The Iowa Atheists and Freethinkers, or IAF, is a public interest group based in central Iowa that focuses on secular governance, the importance of science, separation of church and state, and a transparent and responsive government.
Jason Benell, IAF’s president, said the organization “contends that it is in the interest of the public, regardless of their religious, economic, ethnic, or any other background, that our government be transparent and responsive to the needs of the governed… The governor’s office has repeatedly refused to respect the rights of Iowans by unjustly and flagrantly asserting executive privilege in order to avoid accountability in matters of public interest.”
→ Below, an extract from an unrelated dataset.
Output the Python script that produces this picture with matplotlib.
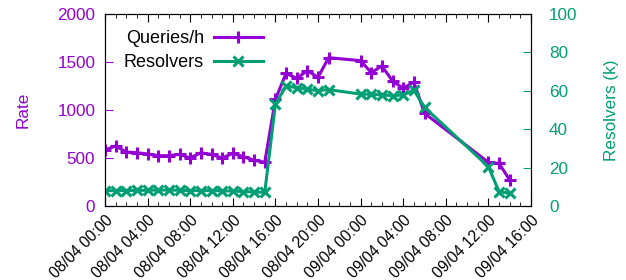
import matplotlib
matplotlib.use("Agg")
import matplotlib.pyplot as plt
import matplotlib.dates as mdates
from datetime import datetime, timedelta

# ore dall'inizio (08/04 00:00)
hours = [0, 1, 2, 3, 4, 5, 6, 7, 8, 9, 10, 11, 12, 13, 14, 15,
         16, 17, 18, 19, 20, 21, 24, 25, 26, 27, 28, 29, 30, 36, 37, 38]
queries = [583, 625, 562, 555, 542, 524, 524, 538, 500, 555, 538, 500, 548, 514, 476, 455,
           1111, 1382, 1330, 1410, 1340, 1545, 1514, 1389, 1458, 1302, 1226, 1292, 966, 455, 444, 271]
resolvers = [8.0, 8.0, 8.0, 8.1, 8.2, 8.3, 8.3, 8.2, 8.0, 8.0, 8.0, 7.9, 7.8, 7.5, 7.3, 7.1,
             53.0, 62.5, 61.6, 60.8, 60.1, 60.6, 58.3, 58.2, 57.8, 57.5, 57.8, 60.4, 51.4, 20.5, 7.5, 6.6]

start = datetime(2020, 4, 8, 0, 0)
times = [start + timedelta(hours=h) for h in hours]

purple = "#9400d3"
green = "#009e73"

plt.rcParams["font.family"] = ["Liberation Sans", "DejaVu Sans"]
plt.rcParams["font.size"] = 12.3

fig = plt.figure(figsize=(6.26, 2.8), dpi=100)
ax = fig.add_axes([105 / 626, 1 - 206 / 280, 426 / 626, 192 / 280])
ax2 = ax.twinx()

l1, = ax.plot(times, queries, color=purple, lw=2.2, marker="+", ms=8, mew=2.2, label="Queries/h")
l2, = ax2.plot(times, resolvers, color=green, lw=2.2, marker="x", ms=7, mew=2.2, label="Resolvers")

ax.set_xlim(start, start + timedelta(hours=40))
ax.set_ylim(0, 2000)
ax2.set_ylim(0, 100)
ax.set_yticks([0, 500, 1000, 1500, 2000])
ax2.set_yticks([0, 20, 40, 60, 80, 100])

ax.xaxis.set_major_locator(mdates.HourLocator(byhour=range(0, 24, 4)))
ax.xaxis.set_minor_locator(mdates.HourLocator())
ax.xaxis.set_major_formatter(mdates.DateFormatter("%d/%m %H:%M"))
for lab in ax.get_xticklabels():
    lab.set_rotation(45)
    lab.set_ha("right")
    lab.set_rotation_mode("anchor")
    lab.set_fontsize(11.2)

ax.tick_params(axis="x", which="both", direction="in", top=True)
ax.tick_params(axis="x", which="major", length=6, pad=5)
ax.tick_params(axis="x", which="minor", length=3)
ax.tick_params(axis="y", direction="in", length=6, colors=purple, right=False, pad=7)
ax2.tick_params(axis="y", direction="in", length=6, colors=green, left=False, pad=13)
for t in ax.yaxis.get_ticklines() + ax2.yaxis.get_ticklines():
    t.set_color("black")

ax.set_ylabel("Rate", color=purple, labelpad=19)
ax2.set_ylabel("Resolvers (k)", color=green, labelpad=19)

ax.legend(handles=[l1, l2], loc="upper left", markerfirst=False, frameon=False,
          handlelength=2.7, handletextpad=0.55, fontsize=13, borderaxespad=0.5,
          labelspacing=0.4, bbox_to_anchor=(0.006, 1.0))

fig.savefig("out.png", dpi=100)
Thomas Story, an ACLU of Iowa staff attorney, said the lawsuit is intended to challenge the governor’s claim of “an unprecedented ‘executive privilege’ to defy Iowa law. For more than half a century, the Iowa Open Records Act has ensured that the work of the state happens in the open. Now, the governor’s office has decided it alone gets to decide what the public sees. The Iowa Constitution does not give it this authority.”
Randy Evans, executive director of the Iowa Freedom of Information Council, said that as one of the plaintiffs in the 2023 lawsuit against Reynolds, the council is concerned that the refusal to turn over records concerning the planned Satanic Temple event at the Capitol was a “continuation of the governor’s desire to shield from public release documents that might cast her in a negative light.”
Evans said the “people of Iowa are entitled to evaluate their governor’s actions. That becomes difficult when the governor tries to hide behind what should be a very narrow interpretation of executive privilege.”